As a writer and organizer, I took to the medium with relish. I had a fun new way to promote my writing. At the time I did quite a bit of freelancing (and blogging — not going to lie) and with the blogosphere dying a quick and painful death, it seemed that politicizing the places where people posted pictures of their lunch was a great opportunity. And shit, it worked! At one point, I had 40K Twitter followers. This was attractive to publishers and editors who knew that I would write a piece and it would get a lot of attention. As fewer people used RSS feeds or visited bookmarks of their favorite sites, and more people were tweeting and posting to Facebook, it was becoming the new normal.
This isn’t hagiography. Although Left Twitter was once a helpful tool for spreading ideas, there were camps that formed pretty early on in its existence. I’ll spare you a taxonomy of this ecosystem, but I’ll mention that we brought a lot of real world bullshit into the virtual space.
Navigating this space created a new consideration to my writing process. I was starting to anticipate counter arguments from various camps that I felt were “winnable” to my ideas. I integrated their anticipated concerns into my writing. This was new for me, as someone whose writing style always had a polemical edge and frankly I didn’t care what others thought about it.
I kept the integrity of my ideas, but I was catering my writing to multiple audiences. I took the organizing principle of reaching people where they were at and applied it to my writing.
A major problem with this writing practice is that Twitter subcultures got way too much consideration. Outside of the Twitter bubble, there was no way to know what worldviews actually constituted a sizable constituency. Social media politics became navel-gazy and cult-like in their orbiting around a small number of influencers. I was writing counterarguments to arguments that I could only assume would spring up from people who may only represent a small cabal of people who may or may not engage in politics offline.
In the short term, it helped gain more views to my writing, but the cost was my writing from a truly authentic space. I didn’t want to be the guy who shoved my writing under people’s noses at conferences, practically demanding a response, but I became a writer who was influenced by virtual in/out groups.
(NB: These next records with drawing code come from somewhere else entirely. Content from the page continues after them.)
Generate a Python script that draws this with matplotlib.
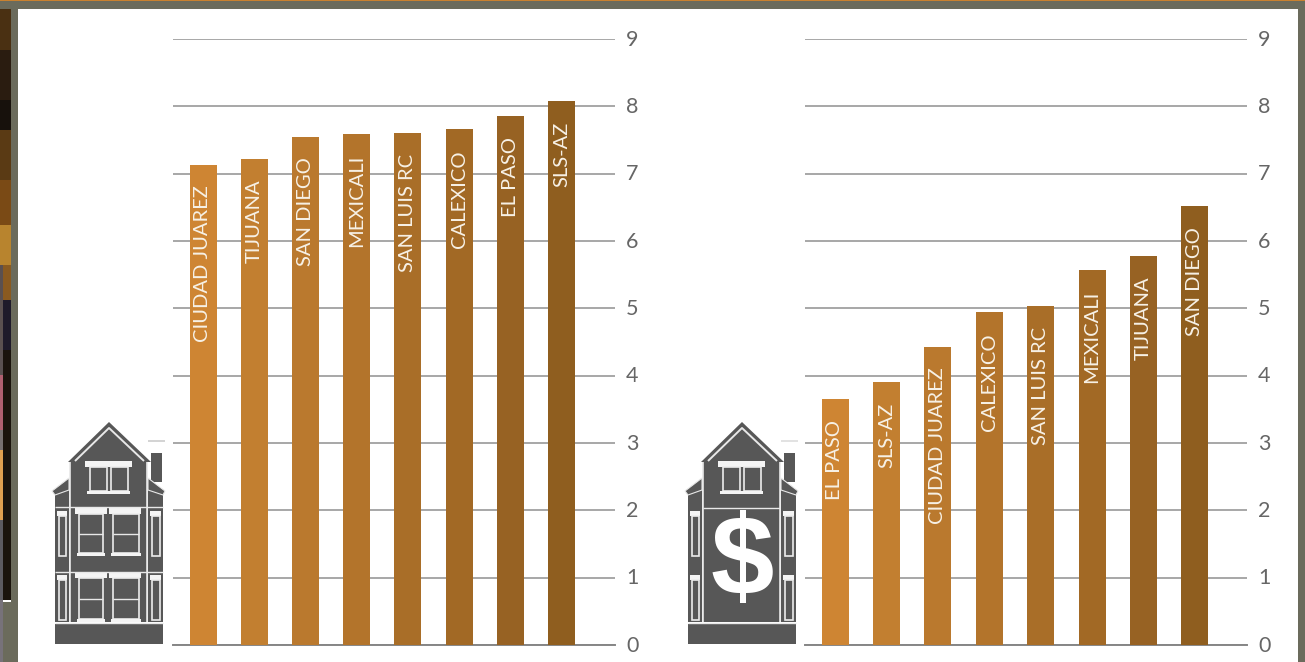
import matplotlib
matplotlib.use('Agg')
import matplotlib.pyplot as plt
from matplotlib.patches import Rectangle, Polygon
from matplotlib.transforms import ScaledTranslation

plt.rcParams['font.family'] = ['Lato', 'DejaVu Sans']

cidades_esq = ['CIUDAD JUAREZ', 'TIJUANA', 'SAN DIEGO', 'MEXICALI', 'SAN LUIS RC', 'CALEXICO', 'EL PASO', 'SLS-AZ']
valores_esq = [7.13, 7.22, 7.55, 7.59, 7.61, 7.66, 7.85, 8.08]

cidades_dir = ['EL PASO', 'SLS-AZ', 'CIUDAD JUAREZ', 'CALEXICO', 'SAN LUIS RC', 'MEXICALI', 'TIJUANA', 'SAN DIEGO']
valores_dir = [3.65, 3.91, 4.43, 4.94, 5.03, 5.57, 5.78, 6.52]

cores = ['#CE8533', '#C27F30', '#BA792E', '#B3742B', '#A96E28', '#A26925', '#976223', '#8F5E1F']
ticks = [0, 1, 2, 3, 4, 5, 6, 7, 8, 9]

W, H = 1305, 662
CINZA = '#575757'
BORDA = '#6b6b5c'

fig = plt.figure(figsize=(W / 100, H / 100), dpi=100, facecolor='white')

# fundo e icones em coordenadas de pixel
fundo = fig.add_axes([0, 0, 1, 1], zorder=0)
fundo.set_xlim(0, W)
fundo.set_ylim(H, 0)
fundo.axis('off')


def ret(x0, y0, x1, y1, cor):
    fundo.add_patch(Rectangle((x0, y0), x1 - x0, y1 - y0, facecolor=cor, edgecolor='none'))


def linha(xs, ys, lw=1.2, cor='#e8e8e8'):
    fundo.plot(xs, ys, color=cor, lw=lw, solid_capstyle='butt')


# foto cortada na borda esquerda
faixas = [(0, 50, '#4a3012'), (50, 100, '#2a1c10'), (100, 130, '#17110c'), (130, 180, '#5a3a14'),
          (180, 225, '#7a4a15'), (225, 265, '#b8842e'), (265, 300, '#8a5a20'), (300, 350, '#1e1a2a'),
          (350, 600, '#1a130c')]
for y0, y1, cor in faixas:
    ret(0, y0, 11, y1, cor)
lateral = [(265, 375, '#5a5050'), (375, 430, '#b06070'), (430, 450, '#777070'), (450, 520, '#e0a050'),
           (520, 600, '#5c5a60'), (600, 662, '#77727a')]
for y0, y1, cor in lateral:
    ret(0, y0, 3, y1, cor)
ret(3, 600, 11, H, BORDA)
ret(3, 600, 11, 602, '#ffffff')
ret(11, 0, 18, H, BORDA)
ret(1298, 0, W, H, BORDA)
ret(0, 0, W, 9, BORDA)
ret(0, 0, W, 1, '#C9812F')


def janela(x0, y0, x1, y1, barra=True):
    fundo.add_patch(Rectangle((x0, y0), x1 - x0, y1 - y0, facecolor=CINZA, edgecolor='#ececec', lw=1.2))
    if barra:
        linha([x0, x1], [(y0 + y1) / 2, (y0 + y1) / 2], lw=1.0)


def casa(dx, cifrao=False):
    # chamine, alas, corpo, telhado e base
    ret(151 + dx, 453, 162 + dx, 482, CINZA)
    ret(55 + dx, 490, 69 + dx, 622, CINZA)
    ret(148 + dx, 490, 163 + dx, 622, CINZA)
    fundo.add_patch(Polygon([(52 + dx, 491), (69 + dx, 478), (69 + dx, 490), (55 + dx, 495)], facecolor=CINZA, edgecolor='#e8e8e8', lw=0.8))
    fundo.add_patch(Polygon([(165 + dx, 491), (148 + dx, 478), (148 + dx, 490), (163 + dx, 495)], facecolor=CINZA, edgecolor='#e8e8e8', lw=0.8))
    ret(70 + dx, 462, 147 + dx, 622, CINZA)
    fundo.add_patch(Polygon([(109 + dx, 422), (68 + dx, 462), (151 + dx, 462)], facecolor=CINZA, edgecolor='none'))
    linha([75 + dx, 109 + dx, 144 + dx], [461, 428, 461], lw=1.4)
    linha([70 + dx, 70 + dx], [462, 622])
    linha([147 + dx, 147 + dx], [462, 622])
    ret(55 + dx, 624, 163 + dx, 644, CINZA)
    linha([55 + dx, 163 + dx], [623, 623], lw=1.0)
    # janela do sotao
    ret(85 + dx, 461, 132 + dx, 467, '#f4f4f4')
    janela(90 + dx, 467, 107 + dx, 491, barra=False)
    janela(111 + dx, 467, 128 + dx, 491, barra=False)
    ret(87 + dx, 491, 130 + dx, 494, '#f4f4f4')
    # janelas laterais
    for x0, x1 in [(59, 66), (152, 160)]:
        ret(x0 - 2 + dx, 511, x1 + 1 + dx, 516, '#f4f4f4')
        janela(x0 + dx, 516, x1 + dx, 556, barra=False)
        ret(x0 - 2 + dx, 575, x1 + 1 + dx, 580, '#f4f4f4')
        janela(x0 + dx, 580, x1 + dx, 620, barra=False)
    if cifrao:
        linha([70 + dx, 147 + dx], [508, 508], lw=1.0)
        fundo.text(109 + dx, 566, '$', color='white', fontsize=82, fontweight='bold',
                   ha='center', va='center', family=['Liberation Sans', 'DejaVu Sans'])
    else:
        linha([55 + dx, 163 + dx], [507, 507], lw=1.0)
        linha([55 + dx, 163 + dx], [572, 572], lw=1.0)
        for y0, y1 in [(514, 553), (578, 619)]:
            ret(75 + dx, y0 - 6, 107 + dx, y0, '#f4f4f4')
            ret(109 + dx, y0 - 6, 141 + dx, y0, '#f4f4f4')
            janela(79 + dx, y0, 103 + dx, y1)
            janela(113 + dx, y0, 139 + dx, y1)
            ret(77 + dx, y1, 105 + dx, y1 + 3, '#f4f4f4')
            ret(111 + dx, y1, 141 + dx, y1 + 3, '#f4f4f4')


casa(0)
casa(633, cifrao=True)
linha([148, 165], [441, 441], lw=1.2, cor='#cccccc')
linha([781, 798], [441, 441], lw=1.2, cor='#dddddd')


def grafico(x0, x1, cx0, passo, nomes, valores):
    ax = fig.add_axes([x0 / W, (H - 645) / H, (x1 - x0) / W, 606 / H], zorder=1)
    ax.patch.set_alpha(0)
    posicoes = list(range(len(valores)))
    ax.bar(posicoes, valores, width=27 / passo, color=cores, zorder=3)
    ax.set_xlim((x0 - cx0) / passo, (x1 - cx0) / passo)
    ax.set_ylim(0, 9)
    ax.set_yticks(ticks)
    ax.yaxis.tick_right()
    ax.tick_params(axis='y', length=0, pad=8, labelsize=15.5, labelcolor='#666666')
    ax.set_xticks([])
    ax.grid(axis='y', color='#a0a0a0', lw=1.3, zorder=0)
    for lado in ['top', 'left', 'right']:
        ax.spines[lado].set_visible(False)
    ax.spines['bottom'].set_color('#868686')
    ax.spines['bottom'].set_linewidth(1.4)
    ax.set_axisbelow(True)
    # os numeros ficam um pouco acima da linha
    sobe = ScaledTranslation(0, 1.5 / 100, fig.dpi_scale_trans)
    for rotulo in ax.get_yticklabels():
        rotulo.set_transform(rotulo.get_transform() + sobe)
    for p, v, nome in zip(posicoes, valores, nomes):
        ax.annotate(nome, (p, v), xytext=(0, -15), textcoords='offset points', rotation=90,
                    ha='center', va='top', color='#f7f1e6', fontsize=14.5, zorder=4)


grafico(173, 615, 203, 51.2, cidades_esq, valores_esq)
grafico(805, 1247, 835, 51.4, cidades_dir, valores_dir)

fig.savefig('out.png', dpi=100)
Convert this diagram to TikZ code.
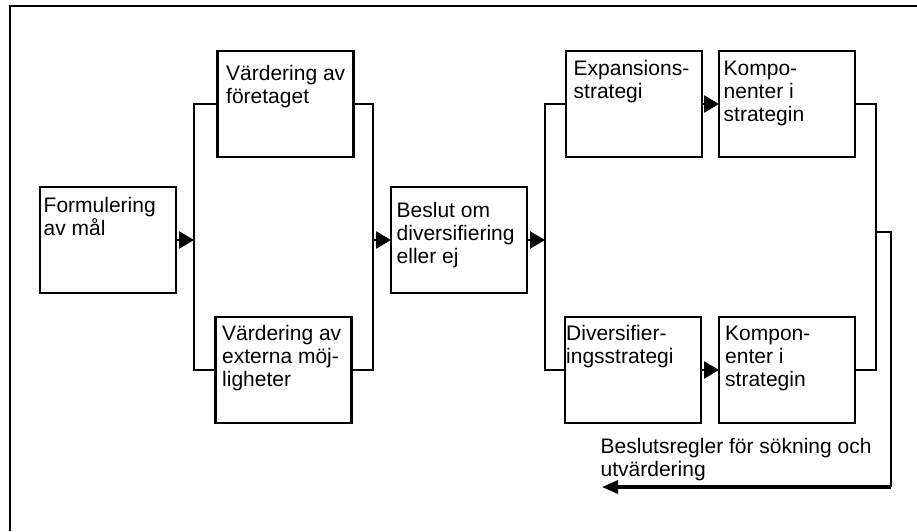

It’s now been more than two years since I left online social media politics. I continue to write about politics, but publish with far less frequency. I narrowed my posting to Substack, which was a completely arbitrary choice. It just seemed popular and wouldn’t go out of business any time soon. I do not want to migrate my email list any more. I no longer pitch pieces and publish outside Substack only when I am approached by an outlet. The hustle grindset that goes with being a prolific Leftist runs counter to my own politics around work.
I have become a slower writer, taking the luxury of not posting a hot take every time I have an opinion about an item in the news. And I’m no longer writing for social media consumption.
At the time, I felt that strongly fighting for my ideas would make them stronger. I still agree with this, but I was largely wrong about my assumed foils.
This is a discipline I recently realized after Substack unveiled its Twitter alternative “Notes,” a feed where Substackers and readers can post microblogs to their followers. I was cautiously optimistic about it as I saw it as a space where writers and readers can share ideas without the noise of social media influencers moving the dialogue into unhelpful directions. I held back from posting, but would scroll through it, hoping the other shoe would stay firmly on its respective foot. Without fail, within weeks my feed was bogged down by in-group/out-group bickering.
I’ve been here before and to quote my favorite meme:
So I’m logging off Notes forever and focusing on refining my ideas without the help of various cargo cults. My mind and my ideas are mine and as a private citizen, I feel no need to defend them to the masses.
I wonder if that Left forum attendee I met hopped onto social media. If he did, I wonder if he found himself an in-group who shared his passion for spreading ideas and a total lack of ability to engage with people in the real world. Hell, I wonder if he became one of the faceless accounts I was trying to win over to my ideas.